The Company’s obligation to accept for purchase and to pay for the Notes validly tendered in each Offer is subject to the satisfaction or waiver of certain conditions, including a financing condition, as described in the Offer to Purchase. The Company reserves the absolute right, subject to applicable law, to: (i) waive the financing condition or any or all other conditions to the Offers; (ii) extend or terminate each Offer; (iii) increase, decrease or eliminate any or all of the Tender Caps without extending the Early Tender Deadline or the Withdrawal Deadline; or (iv) otherwise amend the Offers in any respect. The Company may amend or modify an Offer, or extend the Early Tender Deadline, Withdrawal Deadline, Price Determination Date, Early Settlement Date, Expiration Date, or Final Settlement Date with respect to an Offer, without amending or modifying or extending such deadline or date with respect to the other Offers.
Information Relating to the Offers
BofA Merrill Lynch and Morgan Stanley are acting as the dealer managers for the Offers. The information agent and tender agent for the Offers is Global Bondholder Services Corp. Copies of the Offer to Purchase, Letter of Transmittal and related offering materials are available by contacting Global Bondholder Services Corp. at (866) 470-4300 (toll-free) or (212) 430-3774 (banks and brokers). Questions regarding the Offers should be directed to BofA Merrill Lynch at (980) 387-3907 (collect) or (888) 292-0070 (toll-free) and Morgan Stanley at (212) 761-1057 (collect) or (800) 624-1808 (toll-free).
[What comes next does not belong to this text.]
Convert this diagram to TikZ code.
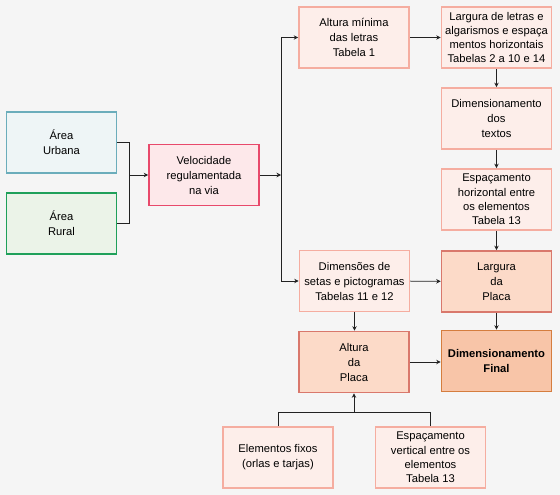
\documentclass[tikz,border=0pt]{standalone}
\usepackage{fontspec}
\setmainfont{Liberation Sans}
\usetikzlibrary{arrows.meta}
\definecolor{bg}{HTML}{F5F5F5}
\definecolor{urbF}{HTML}{EEF5F6}
\definecolor{urbD}{HTML}{6BADBB}
\definecolor{rurF}{HTML}{EBF3E8}
\definecolor{rurD}{HTML}{1FA05A}
\definecolor{velF}{HTML}{FDE8EA}
\definecolor{velD}{HTML}{E8496B}
\definecolor{ltF}{HTML}{FDEEEA}
\definecolor{ltD}{HTML}{F5ADA0}
\definecolor{mdF}{HTML}{FCDAC8}
\definecolor{mdD}{HTML}{D9786C}
\definecolor{fnF}{HTML}{F8C5A8}
\definecolor{fnD}{HTML}{D57D3E}
\definecolor{ln}{HTML}{222222}
\tikzset{
  box/.style={rectangle, line width=1.6pt, minimum width=110pt, minimum height=61pt,
    inner sep=0pt, align=center, font=\fontsize{11.2}{15}\selectfont, text=black},
  urbbox/.style={box, fill=urbF, draw=urbD},
  rurbox/.style={box, fill=rurF, draw=rurD},
  velbox/.style={box, fill=velF, draw=velD},
  ltbox/.style={box, fill=ltF, draw=ltD},
  mdbox/.style={box, fill=mdF, draw=mdD},
  fnbox/.style={box, fill=fnF, draw=fnD},
  conn/.style={draw=ln, line width=0.9pt},
  arr/.style={conn, -{Stealth[length=4.5pt,width=4.5pt]}},
}
\begin{document}
\begin{tikzpicture}[x=1pt,y=-1pt]
\fill[bg] (0,0) rectangle (560,495);
\useasboundingbox (0,0) rectangle (560,495);
\node[urbbox] (urb) at (61.5,142.5) {Área\\Urbana};
\node[rurbox] (rur) at (61.5,223.5) {Área\\Rural};
\node[velbox] (vel) at (204,175) {Velocidade\\regulamentada\\na via};
\node[ltbox] (alt) at (354,37.5) {Altura mínima\\das letras\\Tabela 1};
\node[ltbox, font=\fontsize{11.2}{14.3}\selectfont] (larg) at (496.5,37.5) {Largura de letras e\\algarismos e espaça\\mentos horizontais\\Tabelas 2 a 10 e 14};
\node[ltbox] (dimt) at (496.5,118.5) {Dimensionamento\\dos\\textos};
\node[ltbox, font=\fontsize{11.2}{14.3}\selectfont] (esph) at (496.5,199.5) {Espaçamento\\horizontal entre\\os elementos\\Tabela 13};
\node[ltbox] (dset) at (354.5,281) {Dimensões de\\setas e pictogramas\\Tabelas 11 e 12};
\node[mdbox] (lplac) at (496.5,281.5) {Largura\\da\\Placa};
\node[mdbox] (aplac) at (354,362) {Altura\\da\\Placa};
\node[fnbox] (final) at (496.5,361) {\textbf{Dimensionamento}\\\textbf{Final}};
\node[ltbox] (elem) at (278,457.5) {Elementos fixos\\(orlas e tarjas)};
\node[ltbox, font=\fontsize{11.2}{14.3}\selectfont] (espv) at (430.5,457.5) {Espaçamento\\vertical entre os\\elementos\\Tabela 13};
\coordinate (j1) at (129,175);
\coordinate (j2) at (281,175);
\coordinate (j3) at (354,412);
\draw[conn] (urb.east) -| (j1);
\draw[conn] (rur.east) -| (j1);
\draw[arr] (j1) -- (vel.west);
\draw[arr] (vel.east) -- (j2);
\draw[arr] (j2) |- (alt.west);
\draw[arr] (j2) |- (dset.west);
\draw[arr] (alt) -- (larg);
\draw[arr] (larg) -- (dimt);
\draw[arr] (dimt) -- (esph);
\draw[arr] (esph) -- (lplac);
\draw[arr] (dset) -- (lplac);
\draw[arr] (dset) -- (dset.south |- aplac.north);
\draw[arr] (lplac) -- (final);
\draw[arr] (aplac.east) -- (aplac.east -| final.west);
\draw[conn] (elem.north) |- (j3);
\draw[conn] (espv.north) |- (j3);
\draw[arr] (j3) -- (aplac.south);
\end{tikzpicture}
\end{document}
This press release shall not constitute an offer to sell, a solicitation to buy, or an offer to purchase or sell any securities. The Offers are being made only pursuant to the Offer to Purchase and only in such jurisdictions as is permitted under applicable law.
Seagate creates space for the human experience by innovating how data is stored, shared and used. Learn more at www.seagate.com.
Cautionary Statement Regarding Forward-Looking Statements
This press release contains forward-looking statements within the meaning of Section 27A of the Securities Act of 1933 and Section 21E of the Securities Exchange Act of 1934, each as amended, including, in particular, statements about the cash tender offers for certain outstanding senior notes of the Company and its intention to enter into an amendment to its existing credit facility to provide for a new term loan. These forward-looking statements are conditioned upon and also involve a number of known and unknown risks, uncertainties and other factors that could cause actual results, performance or events to differ materially from those anticipated by these forward-looking statements. Such risks, uncertainties and other factors may be beyond the Company’s control and may pose a risk to the Company’s operating and financial condition. These forward-looking statements should not be relied upon as representing the Company’s views as of any subsequent date and the Company undertakes no obligation to update forward-looking statements to reflect events or circumstances after the date they were made, except as required by applicable law.